How many people take out student loan debt, get a high-paying job, and then spend a mere 10  years making interest and principal payments on their loans? Not that many. That kind of debt only accounts for about 19 percent[5] of the current outstanding student loan balance. A little less than 6 percent[6] of the debt is being repaid over a longer but still steady period of time. And around 75 percent[7] of student loan dollars right now are either not being paid back at all, or are being paid back in a program indicating that the borrowers are struggling, such as income-based repayment plans, which may eventually result in forgiveness.

Interestingly, one place you will find people who understand this issue—who are fully aware that a substantial portion of outstanding student debt is likely to be forgiven no matter what happens—is on Wall Street. As the Wall Street Journal recently reported, investors in FFEL loans[8] are extending the maturity date on student loan-backed securities, i.e., formally accounting for the fact that the student loans will not be paid back on their normal expected schedule. The investors aren’t making this move because they expect that, given more time, students will be able to pay back the loans. They’re doing this because they recognize that the students won’t be able to make the payments, and the government will eventually have to forgive the loans, at which point the government will pay out its guarantees. So the investors will get paid either way, and their extension of the bond maturity is in recognition that they are unlikely to get paid by students and more likely to get paid by the government.

What does this all mean? First of all, it means that our student loan system is a lot harder on people than it is often portrayed to be. The normal system—get the loan, pay it back in set payments over time—is only working for about a quarter of loans. A full 75 percent of student debt is held by people who are either not paying at all, or who are paying some amount that is calculated depending on their income.
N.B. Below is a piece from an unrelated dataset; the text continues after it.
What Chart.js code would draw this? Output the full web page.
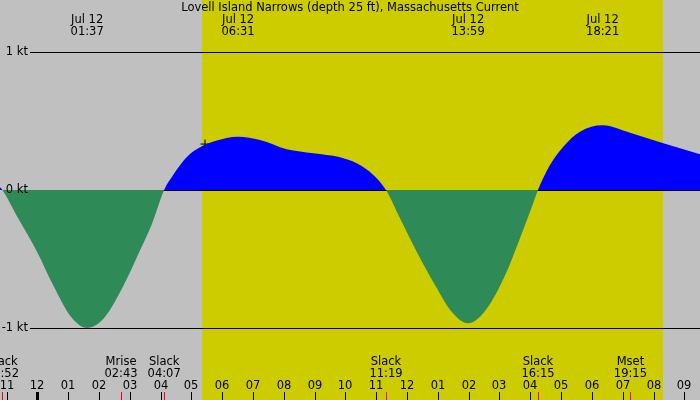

And since the income-based plans are only helpful for, and often only available for people who can’t afford their normal payments, this means that a lot of people are in trouble with their loans, and may be eligible for forgiveness in the future under the system as it already exists. If this is true—if the future of student debt right now is that a large portion of it will be forgiven—then immediate forgiveness costs far less than $1.5 trillion. How much less is impossible to say, but the existence of 75 percent not in normal repayment should give us a clue.

Here’s what this doesn’t mean: that people struggling with student debt will just get it forgiven eventually so we don’t need to do forgiveness now. In fact, these numbers should make it clear how desperate the situation is, and how urgently necessary it is to have student debt forgiveness. We’ve discovered that forgiving student loans might be cheaper than people think, because so many people are on track to be in debt for decades or until they die with no escape

Debt makes it harder to find housing, harder to get a job, harder to get insurance, harder to stay married, harder to stay healthy, harder to have any kind of stability in your life. If many student borrowers will get loan forgiveness when they die, that means by not forgiving their debt now, we are condemning people to lives in miserable debt for little or nothing. We will extract very little from them, and they will suffer immensely. Debt forgiveness in many cases means that the federal government gives up nothing while many people enjoy a much better life. 
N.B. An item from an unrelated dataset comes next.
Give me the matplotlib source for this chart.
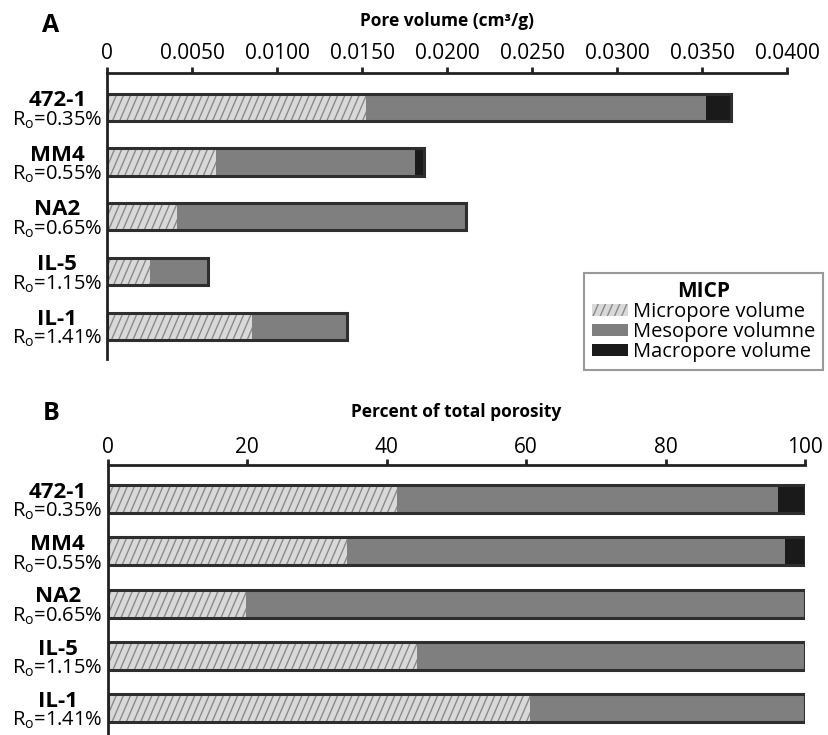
import matplotlib
matplotlib.use("Agg")
import numpy as np
import matplotlib.pyplot as plt
import matplotlib.hatch as mhatch
from matplotlib.path import Path
from matplotlib.patches import Patch

plt.rcParams['font.family'] = ['Open Sans', 'DejaVu Sans']
plt.rcParams['mathtext.fontset'] = 'custom'
plt.rcParams['mathtext.rm'] = 'Open Sans'
plt.rcParams['hatch.linewidth'] = 1.0


# steeper '/' hatch like the original figure (about 66 degrees)
class SteepHatch(mhatch.HatchPatternBase):
    def __init__(self, hatch, density):
        n = hatch.count('/')
        self.num_lines = 7 * n
        self.shift = 3 * n
        self.num_vertices = (self.num_lines + self.shift + 1) * 2 if n else 0

    def set_vertices_and_codes(self, vertices, codes):
        i = np.arange(-self.shift, self.num_lines + 1)
        x0 = i / self.num_lines
        vertices[0::2, 0] = x0
        vertices[0::2, 1] = 0
        vertices[1::2, 0] = x0 + self.shift / self.num_lines
        vertices[1::2, 1] = 1
        codes[0::2] = Path.MOVETO
        codes[1::2] = Path.LINETO


mhatch._hatch_types[mhatch._hatch_types.index(mhatch.NorthEastHatch)] = SteepHatch

# data
samples = ['472-1', 'MM4', 'NA2', 'IL-5', 'IL-1']
ro = ['0.35', '0.55', '0.65', '1.15', '1.41']

micro_vol = [0.0152, 0.0064, 0.0041, 0.0025, 0.0085]
meso_vol = [0.0200, 0.0117, 0.0170, 0.0034, 0.0056]
macro_vol = [0.0015, 0.0005, 0.0, 0.0, 0.0]

micro_pct = [41.5, 34.3, 19.8, 44.3, 60.5]
meso_pct = [54.6, 62.9, 80.2, 55.7, 39.5]
macro_pct = [3.9, 2.8, 0.0, 0.0, 0.0]

a_ticks = [0, 0.005, 0.010, 0.015, 0.020, 0.025, 0.030, 0.035, 0.040]
a_tick_labels = ['0', '0.0050', '0.0100', '0.0150', '0.0200', '0.0250',
                 '0.0300', '0.0350', '0.0400']
b_ticks = [0, 20, 40, 60, 80, 100]

legend_labels = ['Micropore volume', 'Mesopore volumne', 'Macropore volume']

c_micro = '#d9d9d9'
c_hatch = '#8a8a8a'
c_meso = '#7f7f7f'
c_macro = '#1a1a1a'
c_edge = '#2e2e2e'

W, H = 829, 735
fig = plt.figure(figsize=(W / 100, H / 100), dpi=100)


def px(x, y):
    return x / W, 1 - y / H


def stacked(ax, micro, meso, macro, height):
    y = list(range(len(samples)))
    left2 = [a + b for a, b in zip(micro, meso)]
    total = [a + b for a, b in zip(left2, macro)]
    ax.barh(y, micro, height=height, color=c_micro, edgecolor=c_hatch,
            hatch='//', linewidth=0)
    ax.barh(y, meso, left=micro, height=height, color=c_meso, linewidth=0)
    ax.barh(y, macro, left=left2, height=height, color=c_macro, linewidth=0)
    ax.barh(y, total, height=height, fill=False, edgecolor=c_edge,
            linewidth=2.2)
    for i in y:
        ax.annotate(samples[i], xy=(0, i), xycoords=('axes fraction', 'data'),
                    xytext=(-36, 5), textcoords='offset points',
                    ha='center', va='center', fontsize=16,
                    fontweight='bold')
        ax.annotate(r'R$_\mathregular{o}$=' + ro[i] + '%', xy=(0, i),
                    xycoords=('axes fraction', 'data'),
                    xytext=(-36, -9), textcoords='offset points',
                    ha='center', va='center', fontsize=14.5)


def style(ax, ticks, labels, xmax, pad):
    ax.xaxis.tick_top()
    ax.set_xlim(0, xmax)
    ax.set_xticks(ticks)
    ax.set_xticklabels(labels, fontsize=15)
    ax.tick_params(axis='x', direction='out', length=4, width=2,
                   color='#222222', pad=pad)
    ax.set_yticks([])
    for s in ['bottom', 'right']:
        ax.spines[s].set_visible(False)
    for s in ['top', 'left']:
        ax.spines[s].set_linewidth(2)
        ax.spines[s].set_color('#222222')


# panel A
l, t = px(107.3, 72.7)
r, b = px(787.3, 359.3)
axA = fig.add_axes([l, b, r - l, t - b])
stacked(axA, micro_vol, meso_vol, macro_vol, 0.5)
style(axA, a_ticks, a_tick_labels, 0.040, 2.4)
axA.set_ylim(4.605, -0.634)

# panel B
l, t = px(107.7, 465)
r, b = px(805, 735)
axB = fig.add_axes([l, b, r - l, t - b])
stacked(axB, micro_pct, meso_pct, macro_pct, 0.535)
style(axB, b_ticks, [str(v) for v in b_ticks], 100, 0.8)
axB.set_ylim(4.51, -0.654)

fig.text(*px(50.5, 25), 'A', fontsize=18, fontweight='bold',
         ha='center', va='center')
fig.text(*px(51, 414), 'B', fontsize=18, fontweight='bold',
         ha='center', va='center')
fig.text(*px(447, 21), 'Pore volume (cm³/g)', fontsize=12.5,
         fontweight='bold', ha='center', va='center')
fig.text(*px(456, 412), 'Percent of total porosity', fontsize=12.5,
         fontweight='bold', ha='center', va='center')

handles = [Patch(facecolor=c_micro, edgecolor=c_hatch, hatch='//',
                 linewidth=0),
           Patch(facecolor=c_meso, linewidth=0),
           Patch(facecolor=c_macro, linewidth=0)]
leg = fig.legend(handles, legend_labels, loc='upper right',
                 bbox_to_anchor=px(823, 273), borderaxespad=0,
                 fontsize=14.5, title='MICP', frameon=True, fancybox=False,
                 handlelength=1.75, handleheight=0.6, handletextpad=0.25,
                 labelspacing=0.0, borderpad=0.4)
leg.get_title().set_fontweight('bold')
leg.get_title().set_fontsize(15)
leg.get_frame().set_edgecolor('#808080')
leg.get_frame().set_linewidth(1.5)

fig.savefig('out.png', dpi=100)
Of course, in the aggregate, the government will give up something. Some people do pay back their student loans, so forgiveness will lose the government some money in that sense. But we can see that the loss may end up being very little. And we have good reason to think that forgiveness will have massive economic benefits that will likely more than compensate for any loss.

Personally I believe the “cost” (such as it is) of forgiving student loan debt is ultimately not the deciding factor here. Our higher education financing system has, since its inception, operated as a tool of segregation, enriching schools, employers, and financiers at the expense of poor students, especially women and people of color. Student debt is a regressive tax. Many colleges used to be free and they ought to be free again. Once you recognize that student debt is an unjust imposition in the first place, and once you see the level of suffering it has caused and is still causing, forgiveness is a moral imperative irrespective of “cost.” It just so happens that the “cost” of forgiveness is likely much lower than people think. 

  1. Disclaimer: It’s a bit misleading to talk about “cost” in this context for a couple of reasons. First, we’re talking about a lender—the federal government—potentially forgiving a debt owed. At least for federal student debt, the government doesn’t have to send out any checks to wipe that debt clean. They don’t owe any money to anyone; the debt is just a number in their books. So this isn’t a question of government payment. Rather, it’s a question of how much future revenue in the form of loan payments the government is giving up. But, even then, we should be careful about how we think about government revenue, especially future government revenue. Modern Monetary theorists have explained at length that government revenues don’t need to match government expenditures. So we should take care not to fall into the trap of thinking that if the government gives up revenue by forgiving student loans, it must therefore recoup it elsewhere in the budget. I’m still using the word “cost” here because there isn’t a good alternative word for the money the government would forego collecting on student loans, but keep in mind that it’s a very different kind of “cost” from the cost of a loaf of bread, or the money you personally spend repaying your student loans.
  2. Obviously I have lost something. I lost the $50,000 I loaned you. But I lost that the moment I loaned it to you. At the point when I forgive your debt, my options are to forgive your debt and collect nothing, or to refuse to forgive your debt and collect nothing. Either way I am getting $0 from you. So though I have lost $50,000 overall, I am not losing anything by forgiving the debt.
  3.  Note that in our example, if you were only able to pay me $3,000 per year you would cover the interest charges and nothing more. After 25 years you will have paid me $75,000—more than I would have made if you could afford your normal payments, just over a longer time period—while you would still owe me $50,000. So it’s not always true that income-based repayment is a good deal for students and a bad deal for the government.
  4. This analysis excludes so-called “alternative” payment plans, which are something of a hybrid—negotiated payment plans based on what borrowers can afford when they have loans that are not eligible for the normal income-based plans.
  5.  Around 34 percent of the 56 percent in repayment.
  6. Around 11 percent of the 56 percent in repayment.
  7. 44 percent not in repayment plus 55 percent of those in repayment.
  8. A now-defunct program where the federal government guaranteed loans issued by private-ish entities.